begin RECORDED INFORMATION
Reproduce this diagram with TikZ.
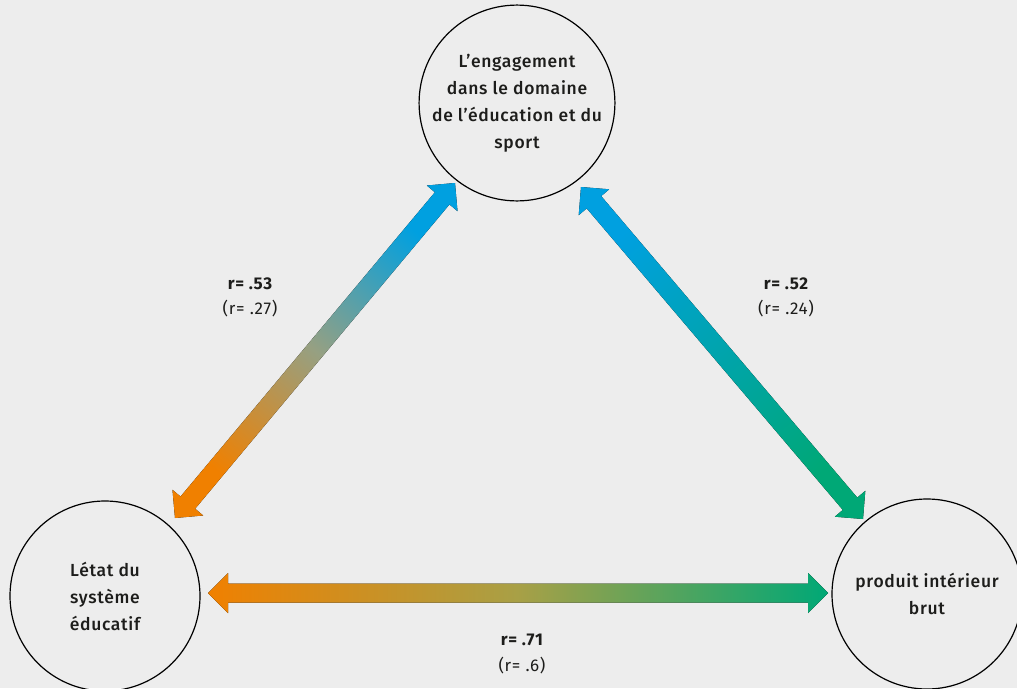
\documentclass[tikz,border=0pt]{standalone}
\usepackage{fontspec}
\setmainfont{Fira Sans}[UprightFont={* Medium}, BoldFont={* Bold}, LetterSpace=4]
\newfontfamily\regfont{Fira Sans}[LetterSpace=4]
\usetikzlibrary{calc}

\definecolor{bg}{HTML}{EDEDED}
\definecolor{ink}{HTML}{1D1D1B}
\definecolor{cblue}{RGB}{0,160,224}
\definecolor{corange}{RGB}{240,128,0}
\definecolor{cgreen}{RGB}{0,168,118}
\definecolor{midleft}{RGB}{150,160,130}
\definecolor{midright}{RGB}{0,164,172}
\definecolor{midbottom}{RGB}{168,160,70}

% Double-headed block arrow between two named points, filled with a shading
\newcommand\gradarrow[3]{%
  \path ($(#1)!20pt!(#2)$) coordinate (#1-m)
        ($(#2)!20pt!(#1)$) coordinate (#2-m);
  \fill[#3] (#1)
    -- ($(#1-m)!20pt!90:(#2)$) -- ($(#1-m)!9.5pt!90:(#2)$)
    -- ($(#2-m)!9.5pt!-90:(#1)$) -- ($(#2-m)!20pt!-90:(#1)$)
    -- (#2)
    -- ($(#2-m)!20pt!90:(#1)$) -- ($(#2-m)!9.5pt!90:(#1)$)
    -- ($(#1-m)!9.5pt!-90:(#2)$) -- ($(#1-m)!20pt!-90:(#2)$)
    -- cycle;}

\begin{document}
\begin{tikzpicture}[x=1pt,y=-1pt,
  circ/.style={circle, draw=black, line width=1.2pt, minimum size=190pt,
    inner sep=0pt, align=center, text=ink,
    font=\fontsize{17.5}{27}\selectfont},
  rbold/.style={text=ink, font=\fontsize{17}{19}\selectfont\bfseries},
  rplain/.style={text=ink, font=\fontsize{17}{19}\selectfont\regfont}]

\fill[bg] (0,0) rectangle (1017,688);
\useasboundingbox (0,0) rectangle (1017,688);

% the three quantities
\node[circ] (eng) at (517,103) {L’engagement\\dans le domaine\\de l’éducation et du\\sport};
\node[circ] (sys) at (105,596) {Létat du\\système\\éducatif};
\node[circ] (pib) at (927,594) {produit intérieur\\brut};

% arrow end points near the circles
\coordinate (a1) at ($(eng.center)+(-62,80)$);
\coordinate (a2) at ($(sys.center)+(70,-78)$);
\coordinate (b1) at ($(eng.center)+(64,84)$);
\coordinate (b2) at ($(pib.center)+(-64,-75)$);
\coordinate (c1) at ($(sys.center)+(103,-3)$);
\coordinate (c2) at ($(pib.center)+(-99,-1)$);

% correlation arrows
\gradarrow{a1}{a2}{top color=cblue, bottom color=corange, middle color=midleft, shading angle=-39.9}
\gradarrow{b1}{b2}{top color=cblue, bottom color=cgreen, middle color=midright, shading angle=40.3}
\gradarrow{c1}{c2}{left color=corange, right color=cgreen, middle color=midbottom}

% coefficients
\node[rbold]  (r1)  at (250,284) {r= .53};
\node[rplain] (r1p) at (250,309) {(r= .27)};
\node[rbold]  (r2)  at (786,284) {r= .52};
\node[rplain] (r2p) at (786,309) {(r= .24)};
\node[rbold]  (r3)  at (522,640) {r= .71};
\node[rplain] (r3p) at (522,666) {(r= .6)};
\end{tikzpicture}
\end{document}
end RECORDED INFORMATION
EXERCISE DESCRIPTION -> Print out the lines exactly, skipping any picture.

SOLVED PROBLEM ->
Reproduce this diagram with TikZ.
\documentclass[tikz,border=0pt]{standalone}
\usepackage{fontspec}
\setmainfont{Fira Sans}[UprightFont={* Medium}, BoldFont={* Bold}, LetterSpace=4]
\newfontfamily\regfont{Fira Sans}[LetterSpace=4]
\usetikzlibrary{calc}

\definecolor{bg}{HTML}{EDEDED}
\definecolor{ink}{HTML}{1D1D1B}
\definecolor{cblue}{RGB}{0,160,224}
\definecolor{corange}{RGB}{240,128,0}
\definecolor{cgreen}{RGB}{0,168,118}
\definecolor{midleft}{RGB}{150,160,130}
\definecolor{midright}{RGB}{0,164,172}
\definecolor{midbottom}{RGB}{168,160,70}

% Double-headed block arrow between two named points, filled with a shading
\newcommand\gradarrow[3]{%
  \path ($(#1)!20pt!(#2)$) coordinate (#1-m)
        ($(#2)!20pt!(#1)$) coordinate (#2-m);
  \fill[#3] (#1)
    -- ($(#1-m)!20pt!90:(#2)$) -- ($(#1-m)!9.5pt!90:(#2)$)
    -- ($(#2-m)!9.5pt!-90:(#1)$) -- ($(#2-m)!20pt!-90:(#1)$)
    -- (#2)
    -- ($(#2-m)!20pt!90:(#1)$) -- ($(#2-m)!9.5pt!90:(#1)$)
    -- ($(#1-m)!9.5pt!-90:(#2)$) -- ($(#1-m)!20pt!-90:(#2)$)
    -- cycle;}

\begin{document}
\begin{tikzpicture}[x=1pt,y=-1pt,
  circ/.style={circle, draw=black, line width=1.2pt, minimum size=190pt,
    inner sep=0pt, align=center, text=ink,
    font=\fontsize{17.5}{27}\selectfont},
  rbold/.style={text=ink, font=\fontsize{17}{19}\selectfont\bfseries},
  rplain/.style={text=ink, font=\fontsize{17}{19}\selectfont\regfont}]

\fill[bg] (0,0) rectangle (1017,688);
\useasboundingbox (0,0) rectangle (1017,688);

% the three quantities
\node[circ] (eng) at (517,103) {L’engagement\\dans le domaine\\de l’éducation et du\\sport};
\node[circ] (sys) at (105,596) {Létat du\\système\\éducatif};
\node[circ] (pib) at (927,594) {produit intérieur\\brut};

% arrow end points near the circles
\coordinate (a1) at ($(eng.center)+(-62,80)$);
\coordinate (a2) at ($(sys.center)+(70,-78)$);
\coordinate (b1) at ($(eng.center)+(64,84)$);
\coordinate (b2) at ($(pib.center)+(-64,-75)$);
\coordinate (c1) at ($(sys.center)+(103,-3)$);
\coordinate (c2) at ($(pib.center)+(-99,-1)$);

% correlation arrows
\gradarrow{a1}{a2}{top color=cblue, bottom color=corange, middle color=midleft, shading angle=-39.9}
\gradarrow{b1}{b2}{top color=cblue, bottom color=cgreen, middle color=midright, shading angle=40.3}
\gradarrow{c1}{c2}{left color=corange, right color=cgreen, middle color=midbottom}

% coefficients
\node[rbold]  (r1)  at (250,284) {r= .53};
\node[rplain] (r1p) at (250,309) {(r= .27)};
\node[rbold]  (r2)  at (786,284) {r= .52};
\node[rplain] (r2p) at (786,309) {(r= .24)};
\node[rbold]  (r3)  at (522,640) {r= .71};
\node[rplain] (r3p) at (522,666) {(r= .6)};
\end{tikzpicture}
\end{document}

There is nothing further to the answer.